* [Written exercise] Lines holding the string "size" are the ones to copy from this listing.

++++++++

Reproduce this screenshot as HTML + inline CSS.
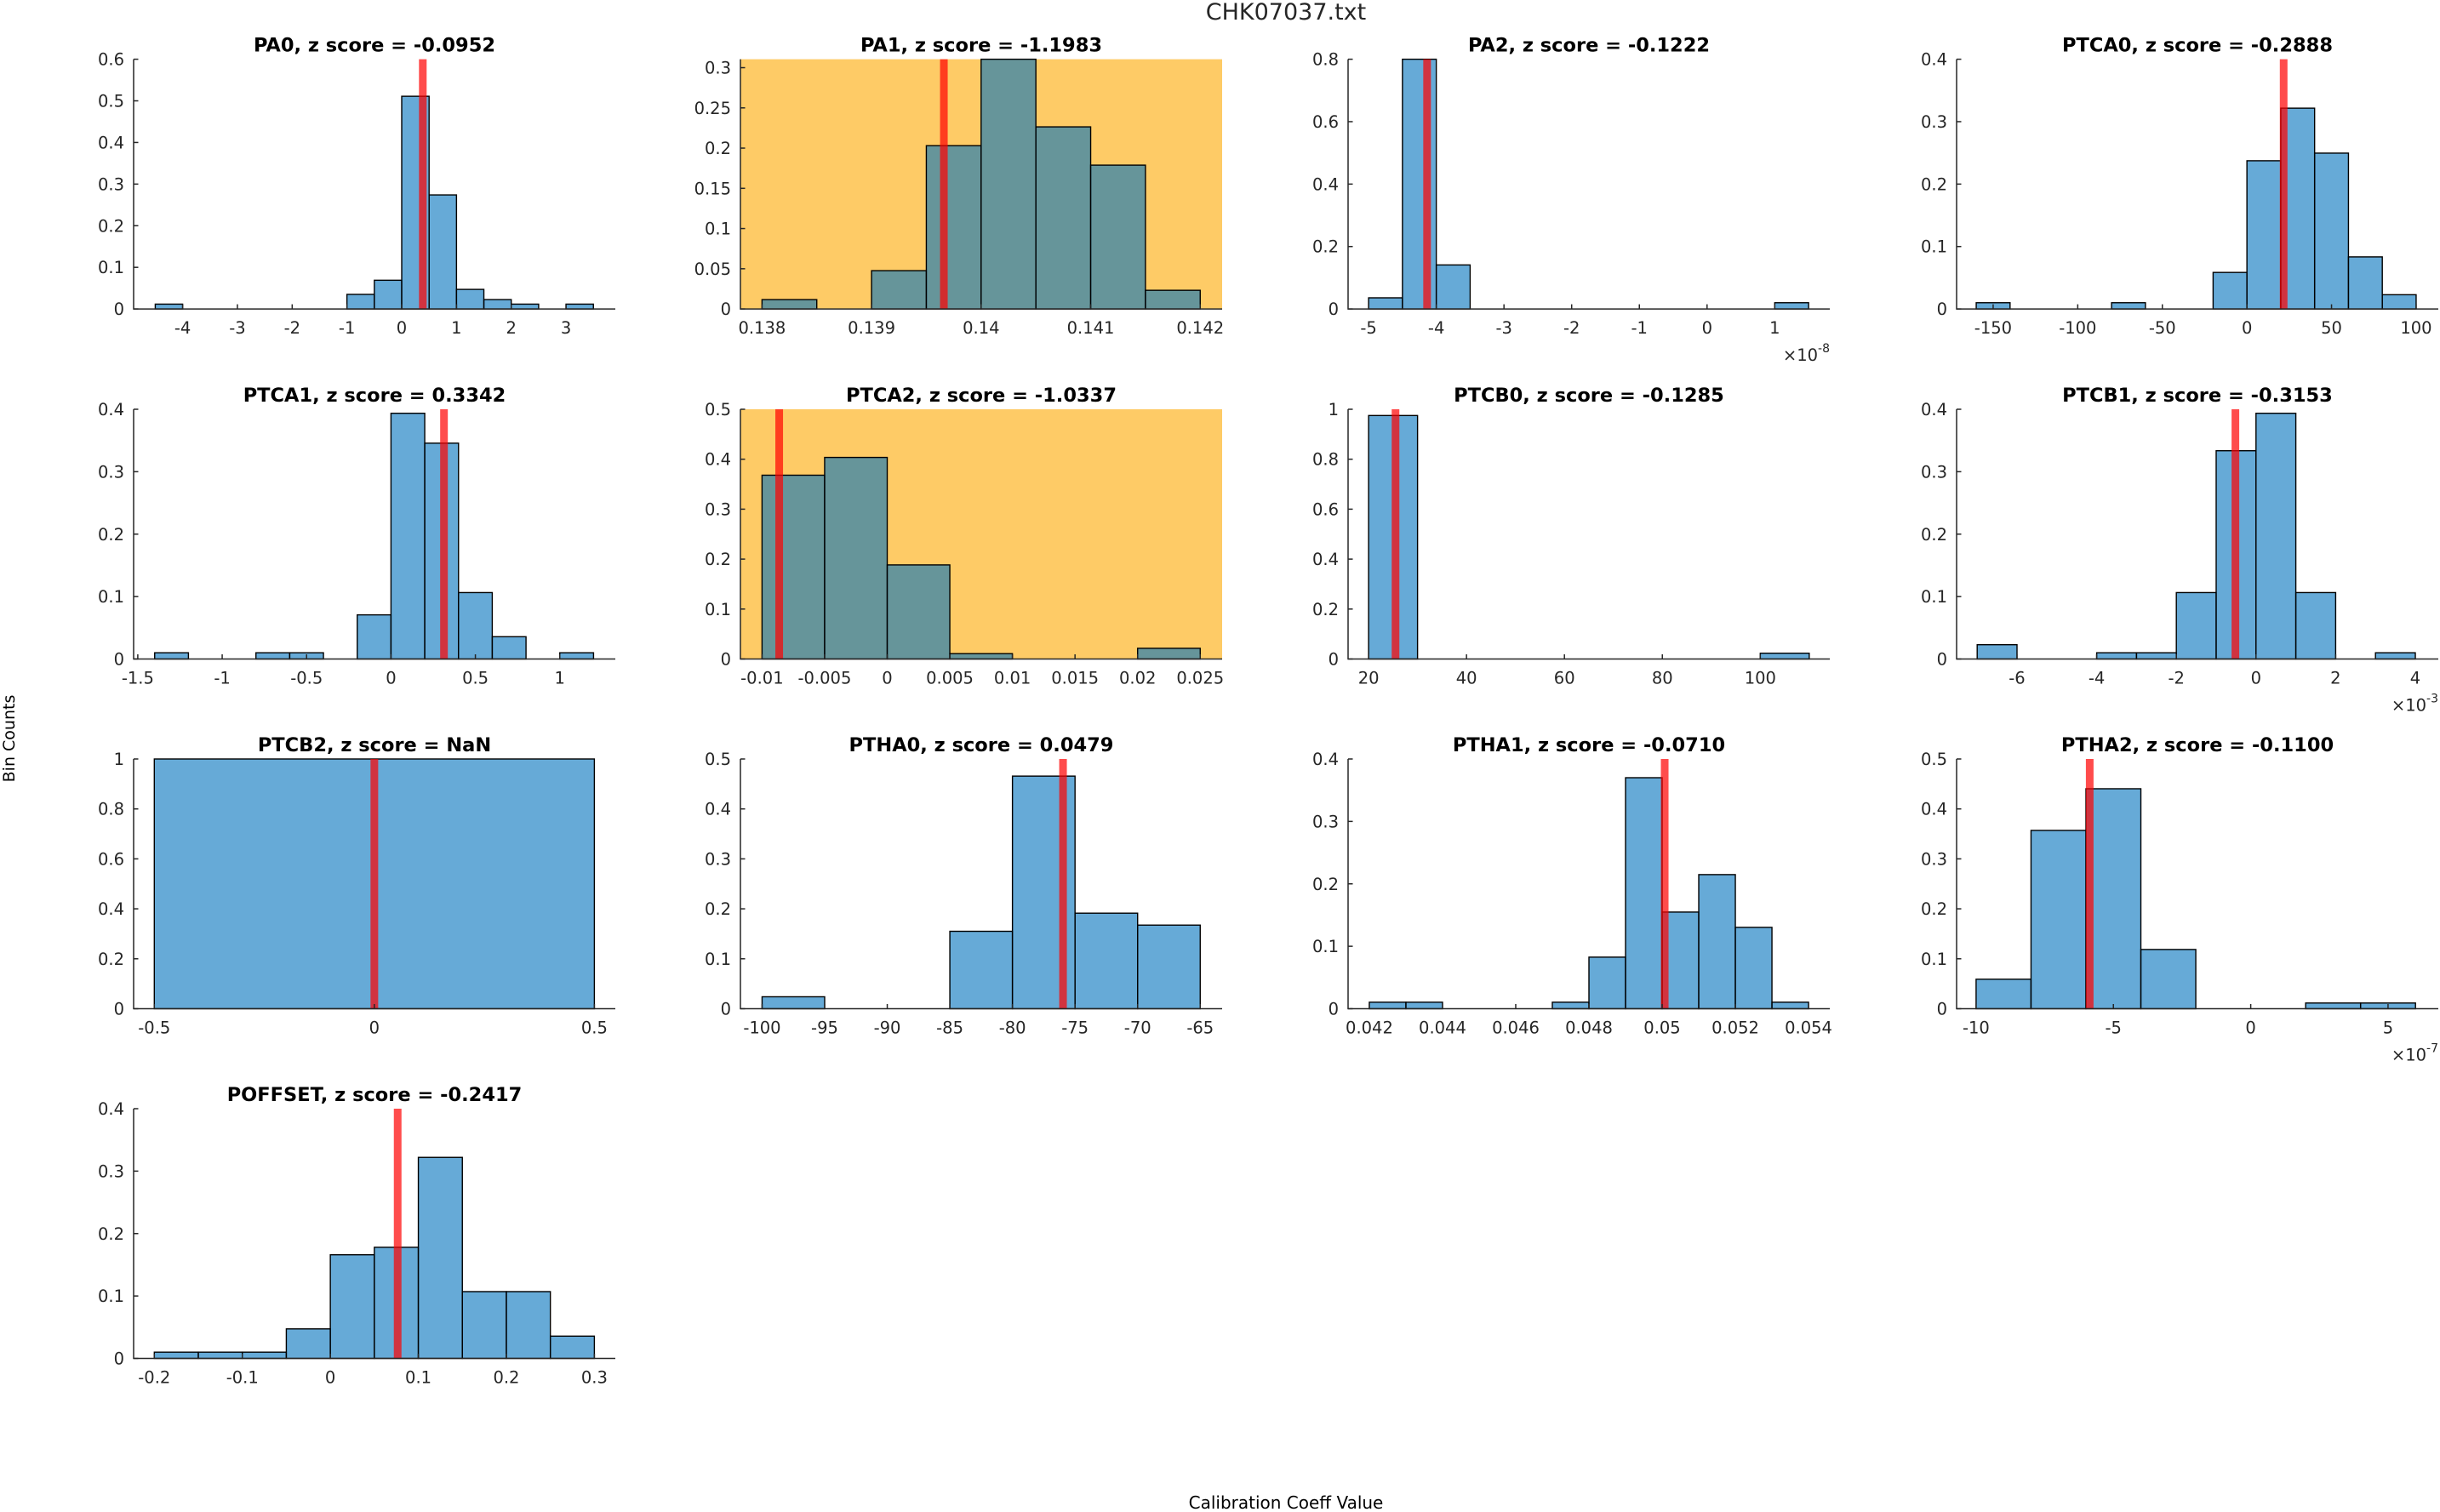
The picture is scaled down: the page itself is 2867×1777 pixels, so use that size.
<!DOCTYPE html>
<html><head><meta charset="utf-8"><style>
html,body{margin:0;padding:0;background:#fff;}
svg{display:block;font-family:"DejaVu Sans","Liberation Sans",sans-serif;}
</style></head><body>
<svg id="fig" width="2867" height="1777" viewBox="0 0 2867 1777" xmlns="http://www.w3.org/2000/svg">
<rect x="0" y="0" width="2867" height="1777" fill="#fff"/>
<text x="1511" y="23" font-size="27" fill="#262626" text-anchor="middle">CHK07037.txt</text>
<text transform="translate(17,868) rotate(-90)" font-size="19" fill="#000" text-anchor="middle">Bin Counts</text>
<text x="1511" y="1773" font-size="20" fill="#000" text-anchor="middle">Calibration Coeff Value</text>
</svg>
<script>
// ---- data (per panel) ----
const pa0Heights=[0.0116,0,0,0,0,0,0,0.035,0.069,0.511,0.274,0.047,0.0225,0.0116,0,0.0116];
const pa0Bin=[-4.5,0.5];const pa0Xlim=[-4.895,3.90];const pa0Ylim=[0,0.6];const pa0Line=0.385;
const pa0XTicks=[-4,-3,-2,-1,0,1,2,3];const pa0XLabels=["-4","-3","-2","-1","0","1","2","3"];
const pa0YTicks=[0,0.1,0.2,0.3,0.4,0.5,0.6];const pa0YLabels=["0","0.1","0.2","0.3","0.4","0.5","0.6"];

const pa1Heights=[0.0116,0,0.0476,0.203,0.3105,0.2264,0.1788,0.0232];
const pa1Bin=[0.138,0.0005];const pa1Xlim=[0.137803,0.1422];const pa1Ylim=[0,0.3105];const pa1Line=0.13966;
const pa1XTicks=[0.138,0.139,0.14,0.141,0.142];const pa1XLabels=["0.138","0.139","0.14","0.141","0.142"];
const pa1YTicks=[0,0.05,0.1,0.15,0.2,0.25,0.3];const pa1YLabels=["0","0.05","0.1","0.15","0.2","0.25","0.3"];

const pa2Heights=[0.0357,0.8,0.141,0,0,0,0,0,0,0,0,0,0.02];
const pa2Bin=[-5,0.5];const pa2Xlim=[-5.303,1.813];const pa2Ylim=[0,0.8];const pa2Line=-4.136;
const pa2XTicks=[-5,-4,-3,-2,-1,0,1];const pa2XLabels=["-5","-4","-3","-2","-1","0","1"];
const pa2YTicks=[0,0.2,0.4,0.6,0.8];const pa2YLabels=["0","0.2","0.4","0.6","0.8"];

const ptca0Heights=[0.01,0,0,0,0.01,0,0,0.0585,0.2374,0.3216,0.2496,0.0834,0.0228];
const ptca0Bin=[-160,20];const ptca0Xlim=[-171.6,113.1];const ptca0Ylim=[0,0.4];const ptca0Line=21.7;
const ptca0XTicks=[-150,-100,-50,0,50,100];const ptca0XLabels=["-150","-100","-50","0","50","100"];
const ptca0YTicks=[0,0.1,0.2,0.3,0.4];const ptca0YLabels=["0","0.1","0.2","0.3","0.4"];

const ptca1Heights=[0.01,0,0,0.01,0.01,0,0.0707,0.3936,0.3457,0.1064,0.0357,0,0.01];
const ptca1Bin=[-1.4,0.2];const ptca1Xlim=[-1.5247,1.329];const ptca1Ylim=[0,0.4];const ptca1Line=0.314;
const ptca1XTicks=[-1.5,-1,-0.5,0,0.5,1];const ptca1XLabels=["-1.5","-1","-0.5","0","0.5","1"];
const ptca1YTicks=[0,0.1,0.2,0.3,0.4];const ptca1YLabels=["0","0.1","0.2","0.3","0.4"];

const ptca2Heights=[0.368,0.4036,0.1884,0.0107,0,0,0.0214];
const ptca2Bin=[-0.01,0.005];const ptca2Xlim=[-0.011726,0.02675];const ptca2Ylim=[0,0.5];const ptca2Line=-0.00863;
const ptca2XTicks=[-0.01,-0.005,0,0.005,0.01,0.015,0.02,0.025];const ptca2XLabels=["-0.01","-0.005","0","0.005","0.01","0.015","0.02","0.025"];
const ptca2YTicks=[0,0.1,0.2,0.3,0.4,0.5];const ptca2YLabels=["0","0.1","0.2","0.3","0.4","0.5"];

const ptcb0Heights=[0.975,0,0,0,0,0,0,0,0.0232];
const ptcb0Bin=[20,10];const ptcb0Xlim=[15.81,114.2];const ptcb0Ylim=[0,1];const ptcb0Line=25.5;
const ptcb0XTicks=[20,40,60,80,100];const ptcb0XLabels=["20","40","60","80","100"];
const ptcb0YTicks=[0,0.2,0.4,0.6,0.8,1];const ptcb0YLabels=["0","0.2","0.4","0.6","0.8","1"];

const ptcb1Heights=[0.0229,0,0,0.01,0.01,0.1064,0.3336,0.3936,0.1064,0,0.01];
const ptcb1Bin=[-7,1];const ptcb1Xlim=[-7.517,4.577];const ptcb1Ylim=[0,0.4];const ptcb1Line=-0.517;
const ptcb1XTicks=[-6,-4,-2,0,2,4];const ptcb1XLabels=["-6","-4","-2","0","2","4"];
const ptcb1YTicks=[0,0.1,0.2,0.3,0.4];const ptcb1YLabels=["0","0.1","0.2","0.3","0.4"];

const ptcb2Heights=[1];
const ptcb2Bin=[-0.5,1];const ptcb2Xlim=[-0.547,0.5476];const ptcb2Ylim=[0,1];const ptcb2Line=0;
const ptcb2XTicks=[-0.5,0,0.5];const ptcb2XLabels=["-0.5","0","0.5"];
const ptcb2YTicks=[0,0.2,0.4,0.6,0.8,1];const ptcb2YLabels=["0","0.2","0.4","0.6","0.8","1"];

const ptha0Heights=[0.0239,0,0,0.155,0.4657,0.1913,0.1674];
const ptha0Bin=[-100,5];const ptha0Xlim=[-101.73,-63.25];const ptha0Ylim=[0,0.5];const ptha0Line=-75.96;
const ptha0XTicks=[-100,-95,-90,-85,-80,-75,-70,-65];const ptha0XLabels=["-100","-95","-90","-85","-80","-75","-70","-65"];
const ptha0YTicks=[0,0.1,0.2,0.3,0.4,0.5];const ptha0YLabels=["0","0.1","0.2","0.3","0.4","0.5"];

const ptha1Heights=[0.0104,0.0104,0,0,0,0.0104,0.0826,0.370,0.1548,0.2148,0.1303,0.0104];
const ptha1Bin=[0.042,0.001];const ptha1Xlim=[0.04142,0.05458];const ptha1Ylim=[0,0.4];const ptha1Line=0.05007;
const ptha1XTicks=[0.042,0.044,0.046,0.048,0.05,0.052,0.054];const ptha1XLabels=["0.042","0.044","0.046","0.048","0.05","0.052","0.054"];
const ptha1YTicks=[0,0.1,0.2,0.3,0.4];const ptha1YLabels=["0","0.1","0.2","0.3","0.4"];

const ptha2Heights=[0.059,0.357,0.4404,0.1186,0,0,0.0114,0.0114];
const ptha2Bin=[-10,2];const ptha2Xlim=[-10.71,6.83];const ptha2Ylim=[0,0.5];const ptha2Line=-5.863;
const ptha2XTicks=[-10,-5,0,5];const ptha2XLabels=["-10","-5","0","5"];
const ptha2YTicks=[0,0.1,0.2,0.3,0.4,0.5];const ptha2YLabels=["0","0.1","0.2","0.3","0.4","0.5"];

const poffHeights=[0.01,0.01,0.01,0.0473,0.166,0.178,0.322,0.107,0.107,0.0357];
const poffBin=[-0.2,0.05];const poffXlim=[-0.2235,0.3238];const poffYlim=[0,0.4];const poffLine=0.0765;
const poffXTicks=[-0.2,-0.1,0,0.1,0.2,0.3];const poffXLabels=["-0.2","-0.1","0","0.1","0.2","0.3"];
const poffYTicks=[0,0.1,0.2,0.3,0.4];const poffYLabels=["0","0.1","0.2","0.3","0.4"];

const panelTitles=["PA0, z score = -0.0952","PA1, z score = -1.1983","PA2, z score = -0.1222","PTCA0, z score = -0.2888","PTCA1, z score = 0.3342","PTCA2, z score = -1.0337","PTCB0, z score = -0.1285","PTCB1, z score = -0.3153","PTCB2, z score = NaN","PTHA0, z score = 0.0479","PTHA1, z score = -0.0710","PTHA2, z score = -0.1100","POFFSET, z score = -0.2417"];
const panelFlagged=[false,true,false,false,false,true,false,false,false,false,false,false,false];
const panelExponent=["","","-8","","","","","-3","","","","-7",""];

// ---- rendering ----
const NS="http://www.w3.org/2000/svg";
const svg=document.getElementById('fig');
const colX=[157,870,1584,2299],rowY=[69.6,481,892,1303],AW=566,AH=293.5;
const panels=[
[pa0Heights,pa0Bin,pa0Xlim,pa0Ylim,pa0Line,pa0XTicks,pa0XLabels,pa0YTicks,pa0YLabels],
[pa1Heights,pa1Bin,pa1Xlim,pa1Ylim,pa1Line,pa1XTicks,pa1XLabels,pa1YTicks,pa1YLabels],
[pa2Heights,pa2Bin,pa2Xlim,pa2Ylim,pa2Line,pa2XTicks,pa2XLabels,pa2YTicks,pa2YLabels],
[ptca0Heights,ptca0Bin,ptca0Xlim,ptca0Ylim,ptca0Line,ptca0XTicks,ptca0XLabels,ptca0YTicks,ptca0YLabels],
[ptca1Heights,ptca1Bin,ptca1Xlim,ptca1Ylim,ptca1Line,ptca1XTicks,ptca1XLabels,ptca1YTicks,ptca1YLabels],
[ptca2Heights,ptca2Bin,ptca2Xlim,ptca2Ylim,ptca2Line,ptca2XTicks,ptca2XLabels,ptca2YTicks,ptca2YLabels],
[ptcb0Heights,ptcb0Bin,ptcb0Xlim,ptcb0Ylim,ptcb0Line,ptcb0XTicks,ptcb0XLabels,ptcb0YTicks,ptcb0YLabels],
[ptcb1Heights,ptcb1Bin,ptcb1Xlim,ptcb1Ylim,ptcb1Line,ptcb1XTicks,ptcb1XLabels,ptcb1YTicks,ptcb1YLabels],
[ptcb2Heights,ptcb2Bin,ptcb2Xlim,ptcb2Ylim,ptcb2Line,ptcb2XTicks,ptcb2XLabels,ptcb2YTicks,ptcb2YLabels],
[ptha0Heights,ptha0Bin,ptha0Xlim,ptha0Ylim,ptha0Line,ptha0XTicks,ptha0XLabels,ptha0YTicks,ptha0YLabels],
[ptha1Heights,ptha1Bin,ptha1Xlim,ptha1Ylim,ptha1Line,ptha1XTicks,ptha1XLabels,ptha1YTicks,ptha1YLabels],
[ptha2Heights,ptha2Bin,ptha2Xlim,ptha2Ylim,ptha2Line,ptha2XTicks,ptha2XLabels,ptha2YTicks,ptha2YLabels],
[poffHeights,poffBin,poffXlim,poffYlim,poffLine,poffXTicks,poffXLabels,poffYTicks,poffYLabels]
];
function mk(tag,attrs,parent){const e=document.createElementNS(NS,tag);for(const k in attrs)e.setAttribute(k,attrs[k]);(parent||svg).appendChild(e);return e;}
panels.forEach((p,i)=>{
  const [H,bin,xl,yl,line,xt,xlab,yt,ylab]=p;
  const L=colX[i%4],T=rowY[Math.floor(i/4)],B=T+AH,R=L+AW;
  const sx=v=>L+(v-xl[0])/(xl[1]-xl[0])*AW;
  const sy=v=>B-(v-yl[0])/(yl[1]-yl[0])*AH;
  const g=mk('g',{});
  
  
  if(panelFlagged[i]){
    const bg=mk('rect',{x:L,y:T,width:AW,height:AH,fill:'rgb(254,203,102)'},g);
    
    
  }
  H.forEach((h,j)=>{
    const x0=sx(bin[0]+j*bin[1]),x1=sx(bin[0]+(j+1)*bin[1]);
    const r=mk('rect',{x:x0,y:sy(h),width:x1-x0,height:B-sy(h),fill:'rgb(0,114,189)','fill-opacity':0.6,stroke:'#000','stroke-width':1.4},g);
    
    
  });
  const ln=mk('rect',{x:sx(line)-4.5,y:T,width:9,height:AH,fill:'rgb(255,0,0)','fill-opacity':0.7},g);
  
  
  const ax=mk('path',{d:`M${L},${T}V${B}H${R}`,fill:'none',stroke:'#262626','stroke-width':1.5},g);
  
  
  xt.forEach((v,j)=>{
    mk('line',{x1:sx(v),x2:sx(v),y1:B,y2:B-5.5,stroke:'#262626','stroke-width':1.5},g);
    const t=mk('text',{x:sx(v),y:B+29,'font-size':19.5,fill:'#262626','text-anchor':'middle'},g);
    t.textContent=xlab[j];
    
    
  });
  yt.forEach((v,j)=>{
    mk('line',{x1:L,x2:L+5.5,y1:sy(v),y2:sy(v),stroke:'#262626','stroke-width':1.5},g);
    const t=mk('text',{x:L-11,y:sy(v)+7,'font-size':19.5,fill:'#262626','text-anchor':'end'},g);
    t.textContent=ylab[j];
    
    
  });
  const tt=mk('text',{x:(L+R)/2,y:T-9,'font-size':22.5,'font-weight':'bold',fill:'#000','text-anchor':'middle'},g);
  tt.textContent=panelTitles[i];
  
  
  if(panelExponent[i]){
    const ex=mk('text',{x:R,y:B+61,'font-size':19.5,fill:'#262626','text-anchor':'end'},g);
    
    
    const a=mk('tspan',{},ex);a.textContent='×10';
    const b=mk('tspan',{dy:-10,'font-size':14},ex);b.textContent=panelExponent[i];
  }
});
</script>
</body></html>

++++++++

* [Solution to this exercise]
The picture is scaled down: the page itself is 2867×1777 pixels, so use that size.
<text x="1511" y="23" font-size="27" fill="#262626" text-anchor="middle">CHK07037.txt</text>
<text transform="translate(17,868) rotate(-90)" font-size="19" fill="#000" text-anchor="middle">Bin Counts</text>
<text x="1511" y="1773" font-size="20" fill="#000" text-anchor="middle">Calibration Coeff Value</text>
    const t=mk('text',{x:sx(v),y:B+29,'font-size':19.5,fill:'#262626','text-anchor':'middle'},g);
    const t=mk('text',{x:L-11,y:sy(v)+7,'font-size':19.5,fill:'#262626','text-anchor':'end'},g);
  const tt=mk('text',{x:(L+R)/2,y:T-9,'font-size':22.5,'font-weight':'bold',fill:'#000','text-anchor':'middle'},g);
    const ex=mk('text',{x:R,y:B+61,'font-size':19.5,fill:'#262626','text-anchor':'end'},g);
    const b=mk('tspan',{dy:-10,'font-size':14},ex);b.textContent=panelExponent[i];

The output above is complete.